■ SET PROBLEM ■
Write out, exactly and only, the lines that run from the top of the records to the line with "const height = 307". Include both ends; exclude pictures.

■ GIVEN INFORMATION ■
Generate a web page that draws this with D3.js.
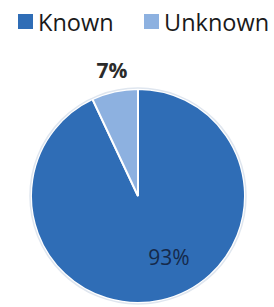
<!DOCTYPE html>
<html>
<head>
<meta charset="utf-8">
<script src="https://cdn.jsdelivr.net/npm/d3@7"></script>
<style>
  body { margin: 0; background: #fff; }
  svg { display: block; }
</style>
</head>
<body>
<div id="chart"></div>
<script>
const categories = ['Known', 'Unknown']
const values = [93, 7]
const labels = ['93%', '7%']

const width = 274
const height = 307

const svg = d3
  .select('#chart')
  .append('svg')
  .attr('width', width)
  .attr('height', height)

const colorScale = d3
  .scaleOrdinal()
  .domain(categories)
  .range(['#2f6db6', '#8db1e0'])

const data = categories.map((c, i) => ({ name: c, value: values[i], label: labels[i] }))

const pie = d3
  .pie()
  .sort(null)
  .value(d => d.value)

const radius = 107
const arc = d3.arc().innerRadius(0).outerRadius(radius)
const slices = pie(data)

const g = svg
  .append('g')
  .attr('transform', 'translate(138,196)')

g.selectAll('path')
  .data(slices)
  .enter()
  .append('path')
  .attr('d', arc)
  .attr('fill', d => colorScale(d.data.name))
  .attr('stroke', '#fff')
  .attr('stroke-width', 2)

// faint outer ring like the original
g.append('circle')
  .attr('r', radius + 1)
  .attr('fill', 'none')
  .attr('stroke', '#dfe6ef')
  .attr('stroke-width', 1.5)

// label positions: 93% sits low-right inside, 7% above the pie
const labelPos = [[31, 69], [-26, -118]]

g.selectAll('.pct')
  .data(slices)
  .enter()
  .append('text')
  .attr('class', 'pct')
  .attr('x', (d, i) => labelPos[i][0])
  .attr('y', (d, i) => labelPos[i][1])
  .attr('text-anchor', 'middle')
  .attr('font-family', 'Open Sans, sans-serif')
  .attr('font-size', 21)
  .attr('font-weight', (d, i) => (i === 1 ? 'bold' : 'normal'))
  .attr('fill', (d, i) => (i === 1 ? '#2b2b2b' : '#15294a'))
  .text(d => d.data.label)

// legend
const legendX = [18, 144]
const legend = svg
  .selectAll('.legend')
  .data(categories)
  .enter()
  .append('g')
  .attr('class', 'legend')
  .attr('transform', (d, i) => 'translate(' + legendX[i] + ',14)')

legend
  .append('rect')
  .attr('width', 15)
  .attr('height', 15)
  .attr('fill', d => colorScale(d))

legend
  .append('text')
  .attr('x', 20)
  .attr('y', 17)
  .attr('font-family', 'Open Sans, sans-serif')
  .attr('font-size', 23.5)
  .attr('fill', '#1a1a1a')
  .text(d => d)
</script>
</body>
</html>
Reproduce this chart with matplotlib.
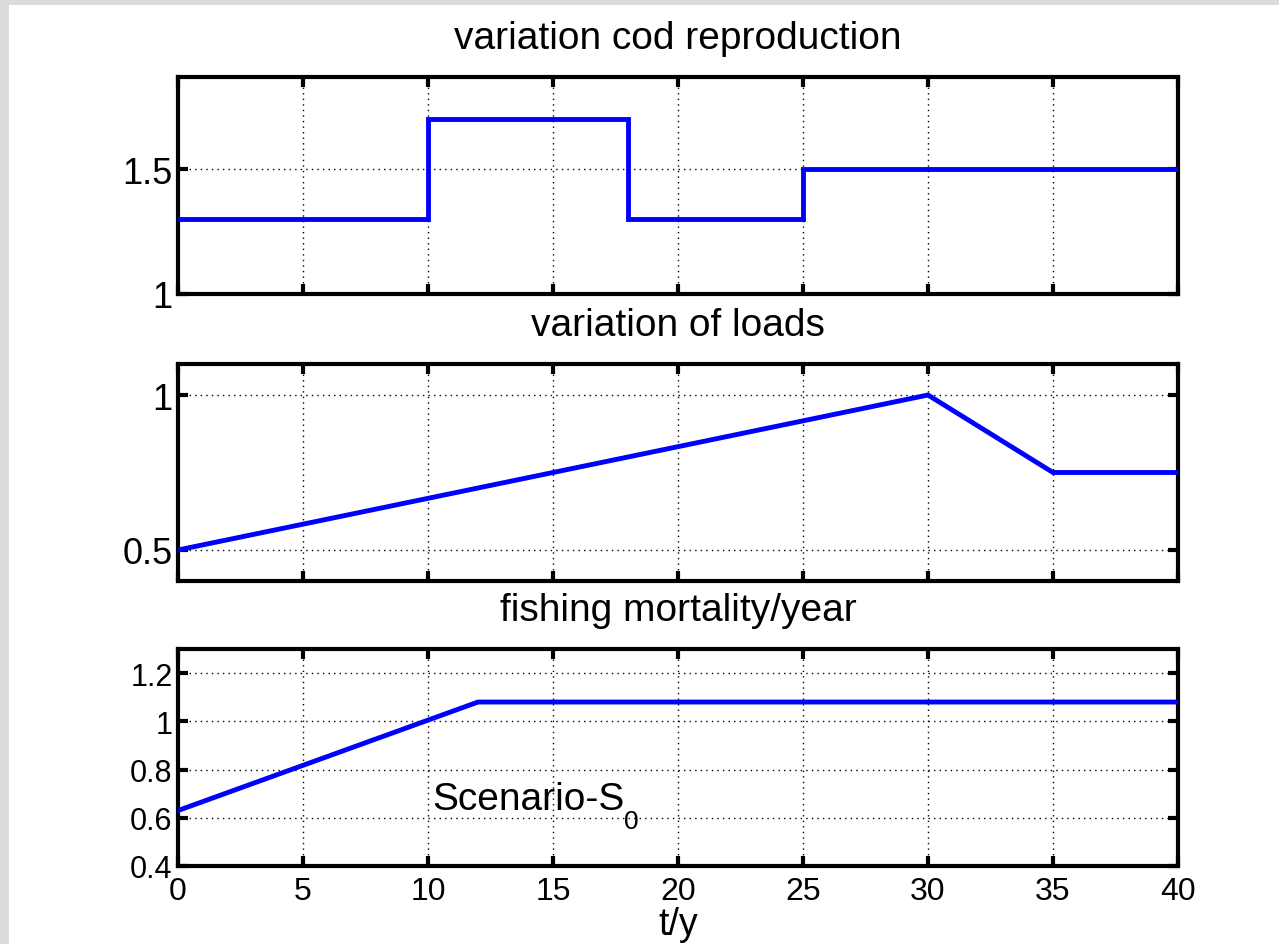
import matplotlib
matplotlib.use("Agg")
import matplotlib.pyplot as plt
from matplotlib.patches import Rectangle

plt.rcParams['font.family'] = ['Liberation Sans', 'DejaVu Sans']

# Data
t_cod = [0, 10, 10, 18, 18, 25, 25, 40]
cod = [1.3, 1.3, 1.7, 1.7, 1.3, 1.3, 1.5, 1.5]
t_load = [0, 30, 35, 40]
loads = [0.5, 1.0, 0.75, 0.75]
t_fish = [0, 12, 40]
fish = [0.63, 1.08, 1.08]

titles = ["variation cod reproduction", "variation of loads", "fishing mortality/year"]
xticks = [0, 5, 10, 15, 20, 25, 30, 35, 40]
yticks_list = [[1, 1.5], [0.5, 1], [0.4, 0.6, 0.8, 1, 1.2]]
ytick_labels = [["1", "1.5"], ["0.5", "1"], ["0.4", "0.6", "0.8", "1", "1.2"]]
ylims = [(1, 1.87), (0.4, 1.1), (0.4, 1.3)]
ytick_fs = [26, 26, 22]

W, H = 1279, 945
fig = plt.figure(figsize=(W / 100, H / 100), dpi=100)
fig.patch.set_facecolor('white')
# light gray frame strips (top and left)
fig.add_artist(Rectangle((0, 1 - 6 / H), 1, 6 / H, transform=fig.transFigure,
                         facecolor='#dcdcdc', edgecolor='none'))
fig.add_artist(Rectangle((0, 0), 9 / W, 1, transform=fig.transFigure,
                         facecolor='#dcdcdc', edgecolor='none'))

left, right = 178, 1178
boxes = [(78, 295), (365, 582), (650, 867)]
series = [(t_cod, cod), (t_load, loads), (t_fish, fish)]

title_fs = 28
for i, ((top, bot), (xs, ys)) in enumerate(zip(boxes, series)):
    ax = fig.add_axes([left / W, (H - bot) / H, (right - left) / W, (bot - top) / H])
    ax.plot(xs, ys, color=(0, 0, 1), lw=3.5, solid_joinstyle='miter', zorder=3)
    ax.set_xlim(0, 40)
    ax.set_ylim(*ylims[i])
    ax.set_xticks(xticks)
    ax.set_yticks(yticks_list[i])
    ax.set_yticklabels(ytick_labels[i])
    ax.grid(True, color='black', linestyle=(0, (1, 3)), linewidth=1.0)
    ax.tick_params(direction='in', length=7, width=3, top=True, right=True)
    ax.tick_params(axis='y', labelsize=ytick_fs[i], pad=4)
    ax.tick_params(axis='x', labelsize=23, pad=7)
    for s in ax.spines.values():
        s.set_linewidth(3)
    ax.set_title(titles[i], fontsize=title_fs, pad=21)
    if i < 2:
        ax.tick_params(labelbottom=False)
    else:
        ax.set_xlabel("t/y", fontsize=27, labelpad=0)
        t1 = ax.text(10.16, 0.635, "Scenario-S", fontsize=title_fs, ha='left', va='baseline')
        ax.annotate("0", xy=(1, 0), xycoords=t1, xytext=(0, 6), textcoords='offset points',
                    fontsize=19, ha='left', va='top')

fig.savefig("out.png", dpi=100, facecolor=fig.get_facecolor())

■ RESULT FOR THIS TASK ■
Generate a web page that draws this with D3.js.
<!DOCTYPE html>
<html>
<head>
<meta charset="utf-8">
<script src="https://cdn.jsdelivr.net/npm/d3@7"></script>
<style>
  body { margin: 0; background: #fff; }
  svg { display: block; }
</style>
</head>
<body>
<div id="chart"></div>
<script>
const categories = ['Known', 'Unknown']
const values = [93, 7]
const labels = ['93%', '7%']

const width = 274
const height = 307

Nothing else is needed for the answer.